▶ _Supplied information_:

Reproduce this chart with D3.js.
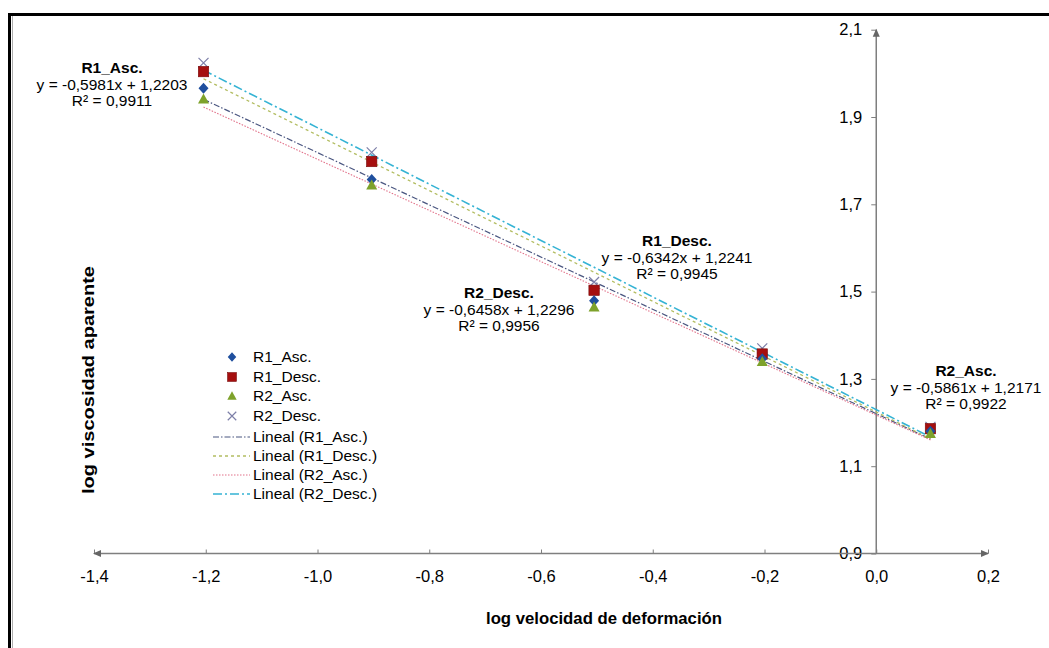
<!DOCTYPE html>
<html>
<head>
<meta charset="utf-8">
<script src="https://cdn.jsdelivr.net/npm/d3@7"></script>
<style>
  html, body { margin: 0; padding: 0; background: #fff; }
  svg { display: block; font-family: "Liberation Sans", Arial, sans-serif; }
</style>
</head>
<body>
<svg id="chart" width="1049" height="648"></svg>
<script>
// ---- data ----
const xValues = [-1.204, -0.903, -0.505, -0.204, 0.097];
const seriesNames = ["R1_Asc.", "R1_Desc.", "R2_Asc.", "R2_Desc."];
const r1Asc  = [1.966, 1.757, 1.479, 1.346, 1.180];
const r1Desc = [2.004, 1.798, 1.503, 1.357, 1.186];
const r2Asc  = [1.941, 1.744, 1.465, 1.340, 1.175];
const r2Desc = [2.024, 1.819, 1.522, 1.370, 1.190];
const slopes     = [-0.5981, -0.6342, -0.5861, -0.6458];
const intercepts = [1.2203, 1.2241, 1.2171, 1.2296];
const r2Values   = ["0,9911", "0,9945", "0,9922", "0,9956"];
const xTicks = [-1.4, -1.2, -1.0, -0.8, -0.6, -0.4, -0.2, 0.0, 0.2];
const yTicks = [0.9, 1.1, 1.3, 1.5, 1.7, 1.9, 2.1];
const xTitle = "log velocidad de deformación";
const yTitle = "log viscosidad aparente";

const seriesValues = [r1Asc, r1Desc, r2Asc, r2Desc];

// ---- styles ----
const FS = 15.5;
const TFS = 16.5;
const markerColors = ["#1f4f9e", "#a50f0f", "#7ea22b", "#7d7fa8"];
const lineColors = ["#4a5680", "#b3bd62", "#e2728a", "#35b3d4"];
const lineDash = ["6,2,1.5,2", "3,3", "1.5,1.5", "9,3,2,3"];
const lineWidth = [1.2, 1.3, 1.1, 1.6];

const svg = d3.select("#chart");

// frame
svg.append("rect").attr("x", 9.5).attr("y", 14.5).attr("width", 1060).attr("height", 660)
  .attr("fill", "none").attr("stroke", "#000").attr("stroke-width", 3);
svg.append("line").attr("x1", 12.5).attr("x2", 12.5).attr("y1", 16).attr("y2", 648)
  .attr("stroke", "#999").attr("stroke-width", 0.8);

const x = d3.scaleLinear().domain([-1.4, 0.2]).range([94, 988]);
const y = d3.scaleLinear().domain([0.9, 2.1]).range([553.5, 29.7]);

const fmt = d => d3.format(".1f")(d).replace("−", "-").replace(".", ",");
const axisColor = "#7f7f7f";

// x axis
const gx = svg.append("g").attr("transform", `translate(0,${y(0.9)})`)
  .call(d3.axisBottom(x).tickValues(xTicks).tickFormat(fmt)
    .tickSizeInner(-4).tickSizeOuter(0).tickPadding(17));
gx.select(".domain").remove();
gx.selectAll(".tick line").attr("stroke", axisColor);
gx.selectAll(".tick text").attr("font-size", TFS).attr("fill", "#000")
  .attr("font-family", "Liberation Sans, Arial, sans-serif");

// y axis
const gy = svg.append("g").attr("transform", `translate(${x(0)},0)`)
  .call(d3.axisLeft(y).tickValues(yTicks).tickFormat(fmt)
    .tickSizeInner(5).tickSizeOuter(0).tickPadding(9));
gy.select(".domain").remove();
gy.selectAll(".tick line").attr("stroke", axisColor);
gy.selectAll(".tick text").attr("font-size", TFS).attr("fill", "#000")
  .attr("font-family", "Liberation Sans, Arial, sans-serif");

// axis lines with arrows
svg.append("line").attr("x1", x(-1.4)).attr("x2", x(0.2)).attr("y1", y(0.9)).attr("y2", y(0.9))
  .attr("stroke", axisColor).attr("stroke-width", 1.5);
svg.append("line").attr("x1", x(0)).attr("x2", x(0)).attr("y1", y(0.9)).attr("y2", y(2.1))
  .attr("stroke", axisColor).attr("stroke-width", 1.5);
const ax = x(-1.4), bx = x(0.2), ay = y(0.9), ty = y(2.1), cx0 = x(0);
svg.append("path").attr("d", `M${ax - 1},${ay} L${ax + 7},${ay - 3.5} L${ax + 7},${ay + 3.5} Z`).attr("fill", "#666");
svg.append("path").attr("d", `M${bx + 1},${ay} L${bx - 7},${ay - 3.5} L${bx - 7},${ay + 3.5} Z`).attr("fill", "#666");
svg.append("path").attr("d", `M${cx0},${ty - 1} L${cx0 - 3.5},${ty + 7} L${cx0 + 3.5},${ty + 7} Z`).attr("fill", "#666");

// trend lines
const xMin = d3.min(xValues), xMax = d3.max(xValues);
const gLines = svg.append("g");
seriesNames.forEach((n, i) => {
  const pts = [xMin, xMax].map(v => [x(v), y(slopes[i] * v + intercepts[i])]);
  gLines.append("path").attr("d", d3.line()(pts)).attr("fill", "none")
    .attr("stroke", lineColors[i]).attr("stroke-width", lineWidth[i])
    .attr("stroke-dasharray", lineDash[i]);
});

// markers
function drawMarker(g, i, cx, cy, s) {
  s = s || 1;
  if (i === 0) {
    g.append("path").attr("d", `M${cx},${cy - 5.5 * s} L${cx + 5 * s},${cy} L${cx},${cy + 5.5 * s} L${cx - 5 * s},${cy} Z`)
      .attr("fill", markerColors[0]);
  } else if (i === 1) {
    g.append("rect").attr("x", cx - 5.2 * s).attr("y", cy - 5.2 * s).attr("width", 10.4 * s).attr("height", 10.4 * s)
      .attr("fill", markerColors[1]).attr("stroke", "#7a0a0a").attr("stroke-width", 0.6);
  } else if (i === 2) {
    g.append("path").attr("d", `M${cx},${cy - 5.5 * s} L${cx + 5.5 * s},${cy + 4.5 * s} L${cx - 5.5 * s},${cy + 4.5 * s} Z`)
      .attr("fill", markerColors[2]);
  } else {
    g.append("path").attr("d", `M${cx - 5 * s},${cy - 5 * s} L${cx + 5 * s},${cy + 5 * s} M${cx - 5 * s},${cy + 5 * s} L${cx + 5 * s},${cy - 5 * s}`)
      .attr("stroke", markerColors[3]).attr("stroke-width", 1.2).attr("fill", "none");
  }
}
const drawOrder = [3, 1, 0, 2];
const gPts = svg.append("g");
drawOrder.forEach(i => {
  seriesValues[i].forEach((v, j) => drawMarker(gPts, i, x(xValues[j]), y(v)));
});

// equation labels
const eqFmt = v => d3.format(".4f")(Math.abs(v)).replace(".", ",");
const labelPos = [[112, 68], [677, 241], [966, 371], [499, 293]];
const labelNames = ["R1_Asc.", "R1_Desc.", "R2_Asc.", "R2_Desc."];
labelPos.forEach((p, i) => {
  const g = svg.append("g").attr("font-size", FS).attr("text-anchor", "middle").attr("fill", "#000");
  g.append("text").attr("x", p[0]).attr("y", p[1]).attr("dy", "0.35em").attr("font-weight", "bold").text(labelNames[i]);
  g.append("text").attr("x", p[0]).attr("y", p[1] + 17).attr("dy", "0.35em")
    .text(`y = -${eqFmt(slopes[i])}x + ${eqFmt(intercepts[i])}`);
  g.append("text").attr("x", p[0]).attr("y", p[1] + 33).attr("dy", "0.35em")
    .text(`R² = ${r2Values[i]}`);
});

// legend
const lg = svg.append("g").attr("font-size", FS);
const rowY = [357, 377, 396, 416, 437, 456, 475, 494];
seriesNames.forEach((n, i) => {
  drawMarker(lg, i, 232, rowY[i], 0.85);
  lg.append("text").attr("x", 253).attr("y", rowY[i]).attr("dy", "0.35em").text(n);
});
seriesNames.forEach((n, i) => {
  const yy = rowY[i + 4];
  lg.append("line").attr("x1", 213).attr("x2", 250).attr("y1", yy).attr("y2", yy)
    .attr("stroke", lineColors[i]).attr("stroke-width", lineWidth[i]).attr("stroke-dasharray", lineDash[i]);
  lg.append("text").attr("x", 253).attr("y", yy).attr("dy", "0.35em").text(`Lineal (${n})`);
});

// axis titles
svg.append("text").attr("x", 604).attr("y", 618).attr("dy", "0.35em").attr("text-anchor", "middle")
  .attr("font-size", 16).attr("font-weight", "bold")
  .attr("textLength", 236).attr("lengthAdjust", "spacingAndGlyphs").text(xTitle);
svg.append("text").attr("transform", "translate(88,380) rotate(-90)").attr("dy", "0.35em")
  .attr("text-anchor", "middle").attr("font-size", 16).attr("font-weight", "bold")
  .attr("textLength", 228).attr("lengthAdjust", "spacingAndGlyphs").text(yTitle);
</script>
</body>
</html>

▶ _Written request_: Your task is to restate word for word the lines from the top of the data to the line containing "const seriesValues = [r1Asc, r1Desc, r2Asc, r2Desc];", both ends included, with every picture left out.

▶ _Full solution_:
Reproduce this chart with D3.js.
<!DOCTYPE html>
<html>
<head>
<meta charset="utf-8">
<script src="https://cdn.jsdelivr.net/npm/d3@7"></script>
<style>
  html, body { margin: 0; padding: 0; background: #fff; }
  svg { display: block; font-family: "Liberation Sans", Arial, sans-serif; }
</style>
</head>
<body>
<svg id="chart" width="1049" height="648"></svg>
<script>
// ---- data ----
const xValues = [-1.204, -0.903, -0.505, -0.204, 0.097];
const seriesNames = ["R1_Asc.", "R1_Desc.", "R2_Asc.", "R2_Desc."];
const r1Asc  = [1.966, 1.757, 1.479, 1.346, 1.180];
const r1Desc = [2.004, 1.798, 1.503, 1.357, 1.186];
const r2Asc  = [1.941, 1.744, 1.465, 1.340, 1.175];
const r2Desc = [2.024, 1.819, 1.522, 1.370, 1.190];
const slopes     = [-0.5981, -0.6342, -0.5861, -0.6458];
const intercepts = [1.2203, 1.2241, 1.2171, 1.2296];
const r2Values   = ["0,9911", "0,9945", "0,9922", "0,9956"];
const xTicks = [-1.4, -1.2, -1.0, -0.8, -0.6, -0.4, -0.2, 0.0, 0.2];
const yTicks = [0.9, 1.1, 1.3, 1.5, 1.7, 1.9, 2.1];
const xTitle = "log velocidad de deformación";
const yTitle = "log viscosidad aparente";

const seriesValues = [r1Asc, r1Desc, r2Asc, r2Desc];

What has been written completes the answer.